● **EXERCISE INSTRUCTIONS**
The records below must be transcribed exactly. Do not include the pictures.

:: EXCERPTED DATA

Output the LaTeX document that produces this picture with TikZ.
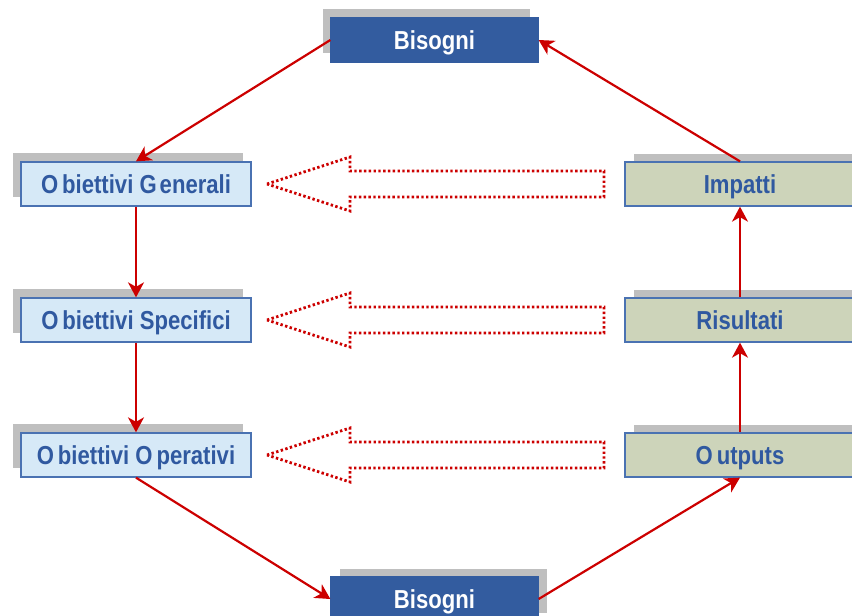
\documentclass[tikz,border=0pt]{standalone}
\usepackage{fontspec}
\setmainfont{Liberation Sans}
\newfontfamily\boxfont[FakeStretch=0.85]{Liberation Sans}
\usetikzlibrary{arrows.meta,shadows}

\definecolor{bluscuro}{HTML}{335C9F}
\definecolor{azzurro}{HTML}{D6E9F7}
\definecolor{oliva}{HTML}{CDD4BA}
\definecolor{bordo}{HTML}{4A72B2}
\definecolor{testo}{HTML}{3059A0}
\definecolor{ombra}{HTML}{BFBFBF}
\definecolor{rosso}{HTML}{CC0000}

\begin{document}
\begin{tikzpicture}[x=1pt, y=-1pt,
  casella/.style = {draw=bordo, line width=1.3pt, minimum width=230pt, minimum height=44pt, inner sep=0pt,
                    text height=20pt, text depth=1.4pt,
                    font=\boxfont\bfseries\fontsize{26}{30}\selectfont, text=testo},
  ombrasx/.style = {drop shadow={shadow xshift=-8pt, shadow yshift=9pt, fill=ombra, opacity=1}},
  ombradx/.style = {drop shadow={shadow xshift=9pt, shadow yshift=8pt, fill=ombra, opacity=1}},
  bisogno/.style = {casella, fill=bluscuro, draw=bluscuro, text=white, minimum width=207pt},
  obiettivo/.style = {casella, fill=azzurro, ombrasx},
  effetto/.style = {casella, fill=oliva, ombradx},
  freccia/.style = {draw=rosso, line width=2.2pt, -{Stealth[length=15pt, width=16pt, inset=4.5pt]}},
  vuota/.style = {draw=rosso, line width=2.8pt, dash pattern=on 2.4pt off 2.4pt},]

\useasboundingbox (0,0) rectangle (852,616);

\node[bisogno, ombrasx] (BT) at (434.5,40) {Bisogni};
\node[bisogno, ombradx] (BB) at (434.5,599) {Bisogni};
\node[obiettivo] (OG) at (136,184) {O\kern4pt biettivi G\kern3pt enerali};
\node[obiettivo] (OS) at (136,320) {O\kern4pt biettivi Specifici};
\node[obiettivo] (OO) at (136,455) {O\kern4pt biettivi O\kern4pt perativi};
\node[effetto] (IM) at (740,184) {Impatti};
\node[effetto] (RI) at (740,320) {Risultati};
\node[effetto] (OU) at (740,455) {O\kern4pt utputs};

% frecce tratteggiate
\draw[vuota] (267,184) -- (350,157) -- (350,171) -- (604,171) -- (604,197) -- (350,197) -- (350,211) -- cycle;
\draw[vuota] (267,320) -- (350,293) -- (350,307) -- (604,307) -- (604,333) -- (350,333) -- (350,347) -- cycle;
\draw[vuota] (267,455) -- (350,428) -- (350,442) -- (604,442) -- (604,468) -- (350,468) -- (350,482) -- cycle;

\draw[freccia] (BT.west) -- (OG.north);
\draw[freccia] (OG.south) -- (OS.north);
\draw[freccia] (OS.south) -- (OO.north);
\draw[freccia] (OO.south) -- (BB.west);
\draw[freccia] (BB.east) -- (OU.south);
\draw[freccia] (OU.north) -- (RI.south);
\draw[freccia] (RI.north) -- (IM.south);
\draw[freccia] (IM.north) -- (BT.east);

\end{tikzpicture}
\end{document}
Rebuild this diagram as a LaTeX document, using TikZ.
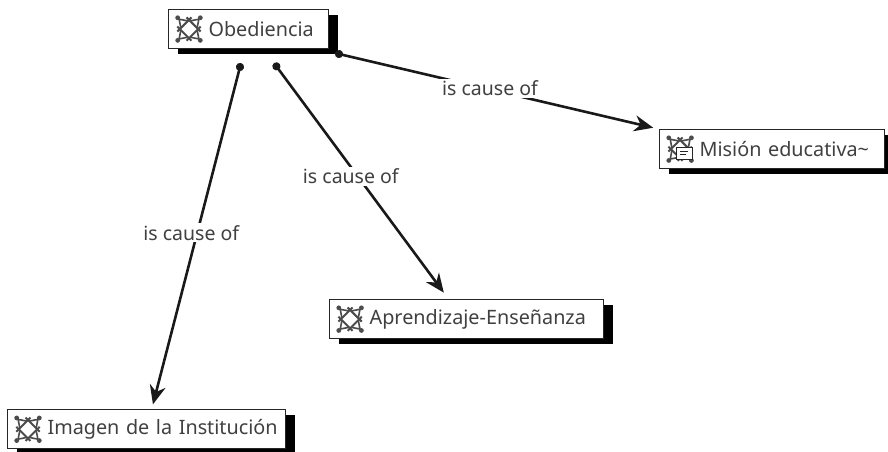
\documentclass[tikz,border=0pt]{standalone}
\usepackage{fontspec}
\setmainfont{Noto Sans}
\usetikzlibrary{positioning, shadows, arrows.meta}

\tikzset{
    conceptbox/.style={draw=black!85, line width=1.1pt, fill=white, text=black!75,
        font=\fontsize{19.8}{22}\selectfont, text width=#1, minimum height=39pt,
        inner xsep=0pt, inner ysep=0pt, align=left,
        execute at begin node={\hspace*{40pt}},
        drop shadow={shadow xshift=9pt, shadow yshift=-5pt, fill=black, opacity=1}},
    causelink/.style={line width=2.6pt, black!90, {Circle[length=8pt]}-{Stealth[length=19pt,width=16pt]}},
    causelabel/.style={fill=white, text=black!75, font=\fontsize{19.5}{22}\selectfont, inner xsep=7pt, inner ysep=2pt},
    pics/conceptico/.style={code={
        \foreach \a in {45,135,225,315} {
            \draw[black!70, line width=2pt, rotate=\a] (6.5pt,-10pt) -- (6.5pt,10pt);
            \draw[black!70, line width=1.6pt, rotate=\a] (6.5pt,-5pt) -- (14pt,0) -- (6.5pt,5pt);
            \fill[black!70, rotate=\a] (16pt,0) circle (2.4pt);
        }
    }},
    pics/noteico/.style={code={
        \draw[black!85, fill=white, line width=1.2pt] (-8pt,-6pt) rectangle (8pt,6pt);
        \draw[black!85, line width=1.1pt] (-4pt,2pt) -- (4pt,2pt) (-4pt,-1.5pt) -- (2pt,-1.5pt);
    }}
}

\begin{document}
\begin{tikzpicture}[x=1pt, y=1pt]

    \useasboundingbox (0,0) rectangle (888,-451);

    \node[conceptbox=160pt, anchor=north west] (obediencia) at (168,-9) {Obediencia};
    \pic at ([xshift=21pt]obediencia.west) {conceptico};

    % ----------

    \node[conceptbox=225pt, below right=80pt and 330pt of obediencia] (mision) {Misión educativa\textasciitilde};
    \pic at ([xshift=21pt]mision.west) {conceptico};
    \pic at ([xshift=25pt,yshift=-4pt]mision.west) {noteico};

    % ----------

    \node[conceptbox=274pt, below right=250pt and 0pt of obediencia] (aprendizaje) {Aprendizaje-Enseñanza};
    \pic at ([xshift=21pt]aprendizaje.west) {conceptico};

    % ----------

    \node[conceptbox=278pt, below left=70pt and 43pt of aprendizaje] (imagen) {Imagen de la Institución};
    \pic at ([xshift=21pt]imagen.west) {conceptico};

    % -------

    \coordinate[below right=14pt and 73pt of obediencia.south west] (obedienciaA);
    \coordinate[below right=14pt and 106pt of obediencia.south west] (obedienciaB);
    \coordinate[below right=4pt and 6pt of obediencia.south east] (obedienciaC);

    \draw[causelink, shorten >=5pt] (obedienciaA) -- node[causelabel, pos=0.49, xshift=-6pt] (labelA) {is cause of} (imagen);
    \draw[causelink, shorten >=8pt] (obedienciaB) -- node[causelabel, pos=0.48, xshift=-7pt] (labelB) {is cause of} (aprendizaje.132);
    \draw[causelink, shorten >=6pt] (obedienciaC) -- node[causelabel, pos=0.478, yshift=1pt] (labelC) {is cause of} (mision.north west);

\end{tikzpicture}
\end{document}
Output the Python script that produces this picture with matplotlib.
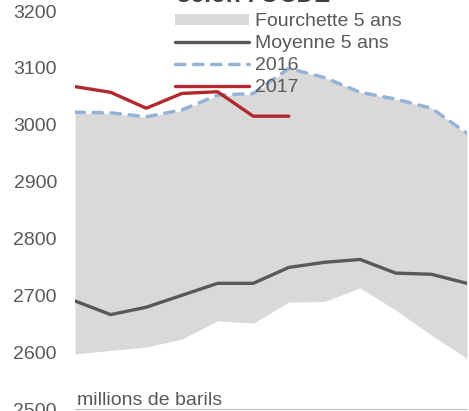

::::

● **EXERCISE ANSWER**
Output the LaTeX document that produces this picture with TikZ.
\documentclass[tikz,border=0pt]{standalone}
\usepackage{fontspec}
\setmainfont{Liberation Sans}
\newfontfamily\boxfont[FakeStretch=0.85]{Liberation Sans}
\usetikzlibrary{arrows.meta,shadows}

\definecolor{bluscuro}{HTML}{335C9F}
\definecolor{azzurro}{HTML}{D6E9F7}
\definecolor{oliva}{HTML}{CDD4BA}
\definecolor{bordo}{HTML}{4A72B2}
\definecolor{testo}{HTML}{3059A0}
\definecolor{ombra}{HTML}{BFBFBF}
\definecolor{rosso}{HTML}{CC0000}

\begin{document}
\begin{tikzpicture}[x=1pt, y=-1pt,
  casella/.style = {draw=bordo, line width=1.3pt, minimum width=230pt, minimum height=44pt, inner sep=0pt,
                    text height=20pt, text depth=1.4pt,
                    font=\boxfont\bfseries\fontsize{26}{30}\selectfont, text=testo},
  ombrasx/.style = {drop shadow={shadow xshift=-8pt, shadow yshift=9pt, fill=ombra, opacity=1}},
  ombradx/.style = {drop shadow={shadow xshift=9pt, shadow yshift=8pt, fill=ombra, opacity=1}},
  bisogno/.style = {casella, fill=bluscuro, draw=bluscuro, text=white, minimum width=207pt},
  obiettivo/.style = {casella, fill=azzurro, ombrasx},
  effetto/.style = {casella, fill=oliva, ombradx},
  freccia/.style = {draw=rosso, line width=2.2pt, -{Stealth[length=15pt, width=16pt, inset=4.5pt]}},
  vuota/.style = {draw=rosso, line width=2.8pt, dash pattern=on 2.4pt off 2.4pt},]

\useasboundingbox (0,0) rectangle (852,616);

\node[bisogno, ombrasx] (BT) at (434.5,40) {Bisogni};
\node[bisogno, ombradx] (BB) at (434.5,599) {Bisogni};
\node[obiettivo] (OG) at (136,184) {O\kern4pt biettivi G\kern3pt enerali};
\node[obiettivo] (OS) at (136,320) {O\kern4pt biettivi Specifici};
\node[obiettivo] (OO) at (136,455) {O\kern4pt biettivi O\kern4pt perativi};
\node[effetto] (IM) at (740,184) {Impatti};
\node[effetto] (RI) at (740,320) {Risultati};
\node[effetto] (OU) at (740,455) {O\kern4pt utputs};

% frecce tratteggiate
\draw[vuota] (267,184) -- (350,157) -- (350,171) -- (604,171) -- (604,197) -- (350,197) -- (350,211) -- cycle;
\draw[vuota] (267,320) -- (350,293) -- (350,307) -- (604,307) -- (604,333) -- (350,333) -- (350,347) -- cycle;
\draw[vuota] (267,455) -- (350,428) -- (350,442) -- (604,442) -- (604,468) -- (350,468) -- (350,482) -- cycle;

\draw[freccia] (BT.west) -- (OG.north);
\draw[freccia] (OG.south) -- (OS.north);
\draw[freccia] (OS.south) -- (OO.north);
\draw[freccia] (OO.south) -- (BB.west);
\draw[freccia] (BB.east) -- (OU.south);
\draw[freccia] (OU.north) -- (RI.south);
\draw[freccia] (RI.north) -- (IM.south);
\draw[freccia] (IM.north) -- (BT.east);

\end{tikzpicture}
\end{document}
Rebuild this diagram as a LaTeX document, using TikZ.
\documentclass[tikz,border=0pt]{standalone}
\usepackage{fontspec}
\setmainfont{Noto Sans}
\usetikzlibrary{positioning, shadows, arrows.meta}

\tikzset{
    conceptbox/.style={draw=black!85, line width=1.1pt, fill=white, text=black!75,
        font=\fontsize{19.8}{22}\selectfont, text width=#1, minimum height=39pt,
        inner xsep=0pt, inner ysep=0pt, align=left,
        execute at begin node={\hspace*{40pt}},
        drop shadow={shadow xshift=9pt, shadow yshift=-5pt, fill=black, opacity=1}},
    causelink/.style={line width=2.6pt, black!90, {Circle[length=8pt]}-{Stealth[length=19pt,width=16pt]}},
    causelabel/.style={fill=white, text=black!75, font=\fontsize{19.5}{22}\selectfont, inner xsep=7pt, inner ysep=2pt},
    pics/conceptico/.style={code={
        \foreach \a in {45,135,225,315} {
            \draw[black!70, line width=2pt, rotate=\a] (6.5pt,-10pt) -- (6.5pt,10pt);
            \draw[black!70, line width=1.6pt, rotate=\a] (6.5pt,-5pt) -- (14pt,0) -- (6.5pt,5pt);
            \fill[black!70, rotate=\a] (16pt,0) circle (2.4pt);
        }
    }},
    pics/noteico/.style={code={
        \draw[black!85, fill=white, line width=1.2pt] (-8pt,-6pt) rectangle (8pt,6pt);
        \draw[black!85, line width=1.1pt] (-4pt,2pt) -- (4pt,2pt) (-4pt,-1.5pt) -- (2pt,-1.5pt);
    }}
}

\begin{document}
\begin{tikzpicture}[x=1pt, y=1pt]

    \useasboundingbox (0,0) rectangle (888,-451);

    \node[conceptbox=160pt, anchor=north west] (obediencia) at (168,-9) {Obediencia};
    \pic at ([xshift=21pt]obediencia.west) {conceptico};

    % ----------

    \node[conceptbox=225pt, below right=80pt and 330pt of obediencia] (mision) {Misión educativa\textasciitilde};
    \pic at ([xshift=21pt]mision.west) {conceptico};
    \pic at ([xshift=25pt,yshift=-4pt]mision.west) {noteico};

    % ----------

    \node[conceptbox=274pt, below right=250pt and 0pt of obediencia] (aprendizaje) {Aprendizaje-Enseñanza};
    \pic at ([xshift=21pt]aprendizaje.west) {conceptico};

    % ----------

    \node[conceptbox=278pt, below left=70pt and 43pt of aprendizaje] (imagen) {Imagen de la Institución};
    \pic at ([xshift=21pt]imagen.west) {conceptico};

    % -------

    \coordinate[below right=14pt and 73pt of obediencia.south west] (obedienciaA);
    \coordinate[below right=14pt and 106pt of obediencia.south west] (obedienciaB);
    \coordinate[below right=4pt and 6pt of obediencia.south east] (obedienciaC);

    \draw[causelink, shorten >=5pt] (obedienciaA) -- node[causelabel, pos=0.49, xshift=-6pt] (labelA) {is cause of} (imagen);
    \draw[causelink, shorten >=8pt] (obedienciaB) -- node[causelabel, pos=0.48, xshift=-7pt] (labelB) {is cause of} (aprendizaje.132);
    \draw[causelink, shorten >=6pt] (obedienciaC) -- node[causelabel, pos=0.478, yshift=1pt] (labelC) {is cause of} (mision.north west);

\end{tikzpicture}
\end{document}
Output the Python script that produces this picture with matplotlib.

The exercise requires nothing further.